More projects in the pipeline

In addition, Alstom has since announced the development of a similar pilot project to be constructed at the E.ON gas fired Karlshamn power plant that is located in Karlshamn, Sweden. This pilot is identical in size to the P4 field pilot but sincorporate some recent innovations. This project is currently in final engineering and on schedule to commence testing later this year.

In March 2007, Alstom announced a collaboration with American Electric Power (AEP) to develop and construct a validation project at AEP’s Mountaineer Power Plant in West Virginia, USA. Preliminary engineering commenced in 2007 and the project is scheduled to commence operations in 2009. When the unit commences operation it will capture more than 100 000 tonnes of CO2 per year.

The captured CO2 will be compressed and pumped into two wells that are located on the plant property. Successful operation over several years will demonstrate the viability of CO2 capture and storage on a large scale.

These results will be incorporated in the design and construction of a commercial-scale demonstration project that treats approximately half of the flue gas from one of AEP’s existing generating stations. This unit is scheduled to commence operation sometime after 2012 and will be designed to capture an estimated 1.5 million tonnes per year of CO2. The CO2 from the commercial-scale demonstration project may be piped to oilfields for enhanced oil recovery (EOR) or used to further develop the understanding of geologic storage.
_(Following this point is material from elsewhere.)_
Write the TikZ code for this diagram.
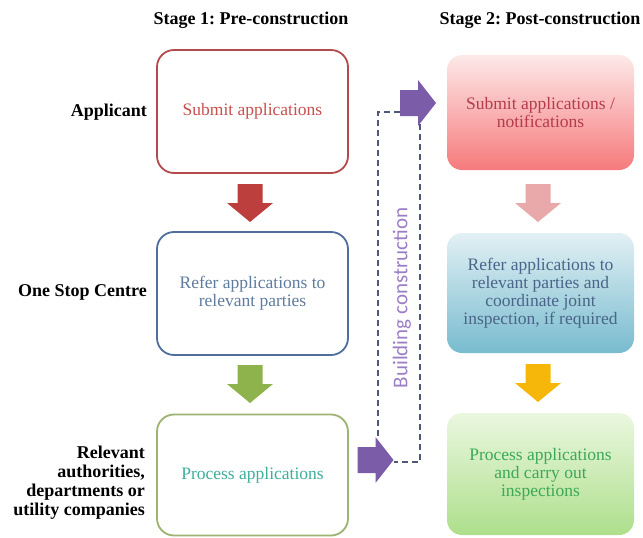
\documentclass[tikz,border=0pt]{standalone}
\usepackage{fontspec}
\setmainfont{Liberation Serif}
\newfontfamily\labelsans{Carlito}
\usetikzlibrary{calc}
\frenchspacing
\definecolor{redborder}{HTML}{B24A4E}
\definecolor{redtext}{HTML}{C8504F}
\definecolor{blueborder}{HTML}{4F6E9E}
\definecolor{bluetext}{HTML}{5F7C9E}
\definecolor{greenborder}{HTML}{9DB372}
\definecolor{greentext}{HTML}{3FAE9A}
\definecolor{redarrow}{HTML}{BC3F3D}
\definecolor{greenarrow}{HTML}{8EB24C}
\definecolor{purplearrow}{HTML}{7B5CA8}
\definecolor{pinkarrow}{HTML}{E9A8AA}
\definecolor{orangearrow}{HTML}{F6B60A}
\definecolor{dashc}{HTML}{505878}
\definecolor{buildtext}{HTML}{9C7EC6}
\definecolor{ronetop}{HTML}{FDE9E9}
\definecolor{ronebot}{HTML}{F67A7C}
\definecolor{ronetext}{HTML}{B33C4C}
\definecolor{rtwotop}{HTML}{E2F0F4}
\definecolor{rtwobot}{HTML}{78BBCF}
\definecolor{rtwotext}{HTML}{4A6588}
\definecolor{rthreetop}{HTML}{EAF7DF}
\definecolor{rthreebot}{HTML}{AEDF8C}
\definecolor{rthreetext}{HTML}{3DA858}
\begin{document}
\begin{tikzpicture}[x=1pt,y=-1pt,
  lbox/.style={draw, line width=1.8pt, rounded corners=17pt, minimum width=191pt,
    minimum height=123pt, fill=white, align=center, inner sep=2pt,
    font=\fontsize{17.5}{18}\selectfont},
  rbox/.style={rounded corners=15pt, minimum width=187pt, align=center, inner sep=2pt,
    font=\fontsize{17.5}{18}\selectfont},
  headtext/.style={font=\fontsize{18}{19}\selectfont\bfseries, inner sep=0pt},
  downblock/.pic={\fill (-12.5,-19) -- (12.5,-19) -- (12.5,0) -- (23,0) -- (0,19)
    -- (-23,0) -- (-12.5,0) -- cycle;},
  rightblock/.pic={\fill (-18,-13) -- (0,-13) -- (0,-23) -- (18,0) -- (0,23)
    -- (0,13) -- (-18,13) -- cycle;},
  dashline/.style={draw=dashc, line width=1.6pt, dash pattern=on 6pt off 4pt}
]
\useasboundingbox (0,0) rectangle (643,538);

% titles
\node[headtext] (t1) at (251,20) {Stage 1: Pre-construction};
\node[headtext] (t2) at (540,20) {Stage 2: Post-construction};

% row labels
\node[headtext, anchor=east] (l1) at (147,112) {Applicant};
\node[headtext, anchor=east] (l2) at (147,292) {One Stop Centre};
\node[headtext, anchor=east, align=right] (l3) at (145,483)
  {Relevant\\authorities,\\departments or\\utility companies};

% left boxes
\node[lbox, draw=redborder, text=redtext] (b1) at (252.5,111.5) {Submit applications};
\node[lbox, draw=blueborder, text=bluetext] (b2) at (252.5,293.5) {Refer applications to\\relevant parties};
\node[lbox, draw=greenborder, text=greentext, minimum height=121pt] (b3) at (252.5,475) {Process applications};

% right boxes
\node[rbox, minimum height=115pt, top color=ronetop, bottom color=ronebot, text=ronetext]
  (r1) at (540.5,112.5) {Submit applications /\\notifications};
\node[rbox, minimum height=120pt, top color=rtwotop, bottom color=rtwobot, text=rtwotext]
  (r2) at (540.5,293) {Refer applications to\\relevant parties and\\coordinate joint\\inspection, if required};
\node[rbox, minimum height=122pt, top color=rthreetop, bottom color=rthreebot, text=rthreetext]
  (r3) at (540.5,474) {Process applications\\and carry out\\inspections};

% down block arrows
\pic[color=redarrow] (a1) at (250,203) {downblock};
\pic[color=greenarrow] (a2) at (250,384) {downblock};
\pic[color=pinkarrow] (a3) at (538,203) {downblock};
\pic[color=orangearrow] (a4) at (538,383) {downblock};

% dashed building-construction loop
\coordinate (d1) at (400,112);
\coordinate (d2) at (378,112);
\coordinate (d3) at (378,440);
\coordinate (d4) at (420,124);
\coordinate (d5) at (420,462);
\coordinate (d6) at (394,462);
\draw[dashline] (d1) -- (d2) -- (d3);
\draw[dashline] (d4) -- (d5) -- (d6);

% purple block arrows
\pic[color=purplearrow] (pb) at (375.5,460) {rightblock};
\pic[color=purplearrow] (pt) at (418,103) {rightblock};

\node[rotate=90, text=buildtext, font=\labelsans\fontsize{21}{22}\selectfont] (bc) at (402,298) {Building construction};
\end{tikzpicture}
\end{document}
Alstom announced in July last year an agreement to collaborate with the European Test Centre Mongstad (TCM) to develop a large-scale demonstration facility to capture 100 000 tonnes per year of CO2 from a combined heat and power plant and a catalytic cracker operating at StatoilHydro’s Mongstad Refinery in Norway. TCM partners include Gassnova SF and a number of other prestigious partners.

The successful completion and performance of these various projects will demonstrate to the market a fully validated technology ready for commercial sale for new projects in development, as well as retrofit to existing facilities that require post-combustion capture of CO2 emissions.